Cristian Măcelaru conducts the Boston Symphony Orchestra
© Hilary Scott

By contrast, Elgar’s Cello Concerto in E minor is rather bleak, full of melancholy, yearning and resignation. In Yo-Yo Ma’s heartfelt rendition, neither ascetic nor too passionate, the music seemed nevertheless quite varied, not only in terms of the multiple repetitions of the main thematic material, but also in the palpable contrast between the two inner movements. Măcelaru proved to be an attentive and responsive accompanist, supporting well the cellist’s gentle expressiveness and magnificent “singing” tone. 

Besides being a formidable musician, with an unparalleled desire to discover new avenues to express his talent and interests, Yo-Yo Ma is also a great communicator, definitely a reason why the public loves him so much. After playing the concerto, he grabbed a microphone and talked about the piece being conceived during the time of despair brought by the Spanish influenza at the end of World War 1, about “the enduring human spirit that we all possess” and the need to overcome adversities. And then came the surprise: Yo-yo Ma recited some uplifting lines from Geoffrey Parsons and John Turner’s lyrics for a song named Smile, took a seat in the last row, and played, together with the BSO cellists led by Blaise Déjardin, a transcription of Smile’s melody, originally composed by Charlie Chaplin to accompany the last scene of Modern Times, his 1936 masterpiece!

Yo-Yo Ma and Cristian Măcelaru
© Hilary Scott

The juxtaposition of Debussy’s La Mer and Enescu’s Romanian Rhapsody no .1 did make a certain sense. After all, both works were conceived just a few years apart. Considering the first score only as forward-looking and the latter just a prolongation of exploits by Liszt, Dvořák and others is an oversimplification. Composed when Enescu was not yet 20 years old, the Rhapsody, one of his most popular works, does not sound fresh just because Romanian folk music is less familiar to the Western ear even today, but also because it represents a rare synthesis of German late Romantic and French fin de siècle soundscapes. Born in Romania, Măcelaru clearly has an affinity for Enescu’s idiom, for its mixture of structural formality and tonal freedom. (It was surprising to see that the conductor’s biography included in the concert’s booklet, did not mention that he is the current Artistic Director of the quite important Enescu Festival.) 

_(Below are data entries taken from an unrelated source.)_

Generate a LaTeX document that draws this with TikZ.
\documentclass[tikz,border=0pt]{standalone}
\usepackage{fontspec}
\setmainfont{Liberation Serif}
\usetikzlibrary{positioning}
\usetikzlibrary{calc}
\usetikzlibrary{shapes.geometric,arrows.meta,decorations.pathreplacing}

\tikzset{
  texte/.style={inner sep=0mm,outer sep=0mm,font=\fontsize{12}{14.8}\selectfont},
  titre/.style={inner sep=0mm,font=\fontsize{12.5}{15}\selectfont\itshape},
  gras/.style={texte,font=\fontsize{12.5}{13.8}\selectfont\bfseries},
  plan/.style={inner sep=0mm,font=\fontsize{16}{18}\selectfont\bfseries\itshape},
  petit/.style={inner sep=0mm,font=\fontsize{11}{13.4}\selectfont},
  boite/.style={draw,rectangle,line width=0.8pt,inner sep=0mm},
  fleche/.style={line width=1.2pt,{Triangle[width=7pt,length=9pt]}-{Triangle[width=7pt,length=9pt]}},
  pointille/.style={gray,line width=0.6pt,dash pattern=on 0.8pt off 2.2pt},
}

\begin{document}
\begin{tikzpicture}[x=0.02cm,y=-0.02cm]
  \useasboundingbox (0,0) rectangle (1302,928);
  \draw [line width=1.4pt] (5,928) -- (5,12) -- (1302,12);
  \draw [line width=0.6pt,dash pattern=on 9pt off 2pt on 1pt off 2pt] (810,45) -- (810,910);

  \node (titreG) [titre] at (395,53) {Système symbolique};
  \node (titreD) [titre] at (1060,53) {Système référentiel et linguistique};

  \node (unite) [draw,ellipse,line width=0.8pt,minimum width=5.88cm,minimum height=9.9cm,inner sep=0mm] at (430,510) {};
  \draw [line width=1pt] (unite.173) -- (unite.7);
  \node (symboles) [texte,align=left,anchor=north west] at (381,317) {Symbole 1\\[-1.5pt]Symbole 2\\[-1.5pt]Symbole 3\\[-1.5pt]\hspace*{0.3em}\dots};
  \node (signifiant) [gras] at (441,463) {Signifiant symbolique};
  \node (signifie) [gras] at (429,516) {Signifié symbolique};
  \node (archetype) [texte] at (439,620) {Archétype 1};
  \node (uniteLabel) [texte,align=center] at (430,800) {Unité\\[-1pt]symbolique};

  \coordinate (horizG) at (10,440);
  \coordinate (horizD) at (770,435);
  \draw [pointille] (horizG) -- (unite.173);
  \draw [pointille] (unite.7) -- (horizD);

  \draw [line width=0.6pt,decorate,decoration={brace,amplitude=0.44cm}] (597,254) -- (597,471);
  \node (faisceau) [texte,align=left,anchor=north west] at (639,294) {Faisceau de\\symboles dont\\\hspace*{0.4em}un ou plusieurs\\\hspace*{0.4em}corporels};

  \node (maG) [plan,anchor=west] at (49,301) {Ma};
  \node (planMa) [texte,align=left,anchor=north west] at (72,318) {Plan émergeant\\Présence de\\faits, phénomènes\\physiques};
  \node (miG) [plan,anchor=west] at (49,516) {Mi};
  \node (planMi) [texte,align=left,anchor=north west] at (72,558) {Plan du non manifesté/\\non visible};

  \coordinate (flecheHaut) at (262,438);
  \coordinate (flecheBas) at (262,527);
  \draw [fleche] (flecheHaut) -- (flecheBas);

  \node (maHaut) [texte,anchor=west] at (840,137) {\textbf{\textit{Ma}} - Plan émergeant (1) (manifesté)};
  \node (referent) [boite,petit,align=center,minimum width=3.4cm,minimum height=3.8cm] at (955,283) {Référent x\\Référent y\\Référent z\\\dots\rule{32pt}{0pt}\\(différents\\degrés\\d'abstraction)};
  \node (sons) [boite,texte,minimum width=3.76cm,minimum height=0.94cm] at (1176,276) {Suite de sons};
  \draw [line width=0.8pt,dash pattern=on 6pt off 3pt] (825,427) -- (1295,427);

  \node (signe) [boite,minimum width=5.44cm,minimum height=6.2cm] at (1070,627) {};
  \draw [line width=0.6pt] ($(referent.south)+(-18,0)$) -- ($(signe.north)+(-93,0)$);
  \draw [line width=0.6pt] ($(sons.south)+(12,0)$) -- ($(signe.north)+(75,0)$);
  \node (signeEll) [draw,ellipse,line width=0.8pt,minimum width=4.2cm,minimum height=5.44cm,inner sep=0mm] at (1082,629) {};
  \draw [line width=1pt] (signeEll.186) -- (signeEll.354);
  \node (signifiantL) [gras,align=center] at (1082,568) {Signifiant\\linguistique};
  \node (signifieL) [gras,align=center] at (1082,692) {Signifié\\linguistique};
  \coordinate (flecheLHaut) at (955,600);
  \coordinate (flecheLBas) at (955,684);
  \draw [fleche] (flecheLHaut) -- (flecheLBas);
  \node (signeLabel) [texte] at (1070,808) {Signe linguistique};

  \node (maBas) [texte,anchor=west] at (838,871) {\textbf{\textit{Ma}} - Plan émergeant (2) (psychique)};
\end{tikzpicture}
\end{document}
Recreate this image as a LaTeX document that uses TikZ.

Despite some excellent playing from its principals, the BSO did not always respond well to Măcelaru’s demands in Enescu; one could discern some discrepancies attributable to the instrumentalists’ limited exposure to the piece. Much more familiar to them, La Mer was played gloriously. The interplay and interlacing between woodwinds and strings was particularly remarkable. It is said that the score was greatly influenced by Debussy’s appreciation for Turner’s seascapes. In this rendition, one could find more reminiscences of the artist’s thicker coloured oil paintings than of his delicate aquarelles. In addition, composed immediately after Pelléas et Mélisande, La Mer certainly retained some of the opera’s mysterious air that was not obvious here.

Nothing in Măcelaru’s versions shed new light on any of the works in this eclectic programme. Nevertheless, his technical skill and his ear for details turned the overall performance into a pleasant and rewarding experience.